Pero si hace buen tiempo, nunca hay mesita libre. La gente luce como en
cuclillas, por la pose no puedo decir que parezca cómodo así, incluso me
atrevería a decir que más cómodo podría ser comer sobre una alfombra
directamente a nivel del suelo. Pero eso es poco, cuando cae el sol
comienza a reunirse más y más gente, resulta imposible siquiera ingresar
para ir a los aseos, no hay una sola noche en que uno pase por allí y
no tenga que bajar a la calle para poder avanzar porque hay una masa de
gente agolpada frente al café, en las mini mesitas lilliputienses y en
cada centímetro cuadrado de vía pública.

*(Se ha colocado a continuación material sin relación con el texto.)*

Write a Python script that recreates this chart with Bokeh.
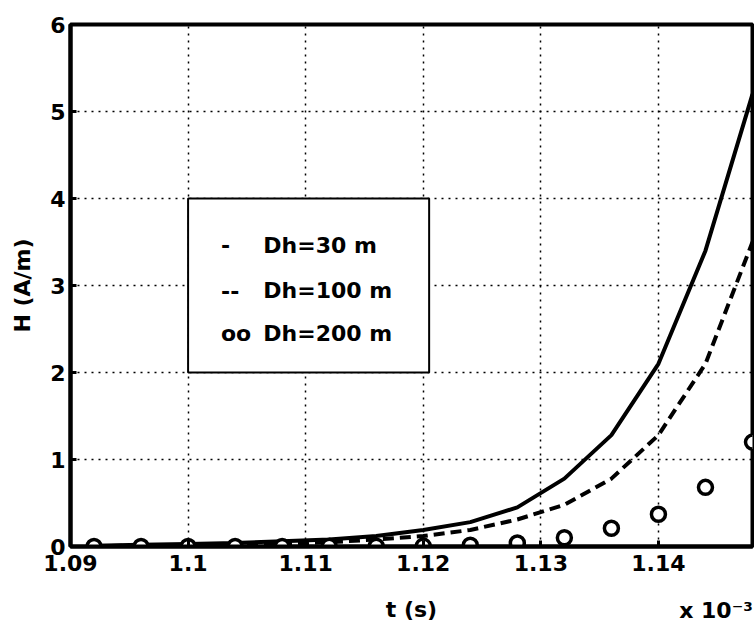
from bokeh.plotting import figure
from bokeh.models import Range1d, FixedTicker, Label, BoxAnnotation, LinearAxis
from bokeh.embed import file_html
from bokeh.resources import INLINE

# time in units of 1e-3 s
t = [1.092, 1.096, 1.100, 1.104, 1.108, 1.112, 1.116, 1.120,
     1.124, 1.128, 1.132, 1.136, 1.140, 1.144, 1.148]
h_dh30 = [0.01, 0.02, 0.03, 0.04, 0.06, 0.08, 0.12, 0.19,
          0.28, 0.45, 0.78, 1.28, 2.10, 3.40, 5.20]
h_dh100 = [0.005, 0.01, 0.015, 0.02, 0.03, 0.05, 0.08, 0.12,
           0.19, 0.31, 0.48, 0.78, 1.28, 2.10, 3.50]
h_dh200 = [0.0, 0.0, 0.0, 0.0, 0.0, 0.002, 0.003, 0.005,
           0.015, 0.04, 0.10, 0.21, 0.37, 0.68, 1.20]

x_ticks = [1.09, 1.10, 1.11, 1.12, 1.13, 1.14]
x_tick_labels = ["1.09", "1.1", "1.11", "1.12", "1.13", "1.14"]
y_ticks = [0, 1, 2, 3, 4, 5, 6]
legend_symbols = ["-", "--", "oo"]
legend_labels = ["Dh=30 m", "Dh=100 m", "Dh=200 m"]
exponent_text = "x 10\u207b\u00b3"
exponent_at = 1.1449  # x position (data units) where the exponent text is centred

FONT = "DejaVu Sans"

p = figure(width=754, height=628, output_backend="svg", toolbar_location=None,
           x_range=Range1d(1.09, 1.148), y_range=Range1d(0, 6),
           min_border_left=70, min_border_right=2, min_border_top=24,
           min_border_bottom=82, background_fill_color="white",
           border_fill_color="white")

p.outline_line_color = "black"
p.outline_line_width = 4


def style_axis(ax):
    ax.axis_line_width = 4
    ax.axis_line_color = "black"
    ax.major_tick_in = 6
    ax.major_tick_out = 0
    ax.major_tick_line_width = 3
    ax.minor_tick_line_color = None
    ax.major_label_text_font = FONT
    ax.major_label_text_font_style = "bold"
    ax.major_label_text_font_size = "22px"
    ax.major_label_text_color = "black"
    ax.axis_label_text_font = FONT
    ax.axis_label_text_font_style = "bold"
    ax.axis_label_text_font_size = "22px"
    ax.axis_label_text_color = "black"


style_axis(p.xaxis[0])
style_axis(p.yaxis[0])

p.xaxis.ticker = FixedTicker(ticks=x_ticks)
p.xaxis.major_label_overrides = {v: s for v, s in zip(x_ticks, x_tick_labels)}
p.yaxis.ticker = FixedTicker(ticks=y_ticks)
p.xaxis.axis_label = "t (s)"
p.yaxis.axis_label = "H (A/m)"
p.xaxis.major_label_standoff = 8
p.xaxis.axis_label_standoff = 23
p.yaxis.major_label_standoff = 5
p.yaxis.axis_label_standoff = 12

# exponent text, on the same line as the axis label, at the right end
exp_axis = LinearAxis(ticker=FixedTicker(ticks=[exponent_at]),
                      major_label_overrides={exponent_at: exponent_text})
style_axis(exp_axis)
exp_axis.axis_line_color = None
exp_axis.major_tick_line_color = None
exp_axis.major_tick_in = 0
exp_axis.major_label_standoff = -27
p.add_layout(exp_axis, "below")

for g in (p.xgrid[0], p.ygrid[0]):
    g.grid_line_color = "black"
    g.grid_line_dash = "2 5"
    g.grid_line_width = 1.5

p.line(t, h_dh30, line_color="black", line_width=4)
p.line(t, h_dh100, line_color="black", line_width=4, line_dash="11 6")
p.scatter(t, h_dh200, marker="circle", size=14, line_color="black",
          line_width=3.5, fill_color="white")

# text legend box (as drawn in the original figure)
box = BoxAnnotation(left=1.1, right=1.1205, bottom=2.0, top=4.0,
                    fill_color="white", fill_alpha=1.0,
                    line_color="black", line_alpha=1.0, line_width=2)
p.add_layout(box)
legend_y = [3.46, 2.94, 2.45]
for sym, lab, yy in zip(legend_symbols, legend_labels, legend_y):
    p.add_layout(Label(x=1.1028, y=yy, text=sym, text_font=FONT,
                       text_font_style="bold", text_font_size="22px",
                       text_baseline="middle", text_align="left",
                       text_color="black"))
    p.add_layout(Label(x=1.1064, y=yy, text=lab, text_font=FONT,
                       text_font_style="bold", text_font_size="22px",
                       text_baseline="middle", text_align="left",
                       text_color="black"))

open("out.html", "w").write(file_html(p, INLINE))
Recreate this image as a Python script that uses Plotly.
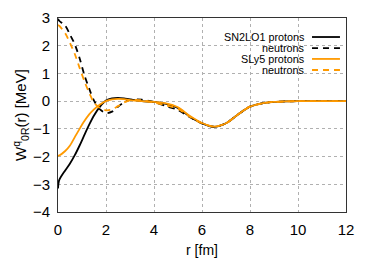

La multitud en parejas o grupos
de tres o más se extiende a los lados del local, a veces muchos metros,
algunos son fumadores que de todos modos deberían estar fuera, pero el
resto parece seguir algún mandato de la moda, ir a un café, arreglarse
acorde a la situación, pagar el precio de una bebida como se paga en un
café, para luego tomarlo en un vaso de plástico en plena calle y sin
servicio, exactamente igual a como cuando antes el grupo de amigos adolescentes se
juntaba por la noche y entre todos arrimaban lo que tenían para comprar
un par de cervezas o un vino en envase de cartón para tomarlo en alguna
escalinata o esquina más o menos iluminada, para eso, para conversar un
poco. Sin aseos, a excepción de los arbustos, y sin tener que arreglarse mucho.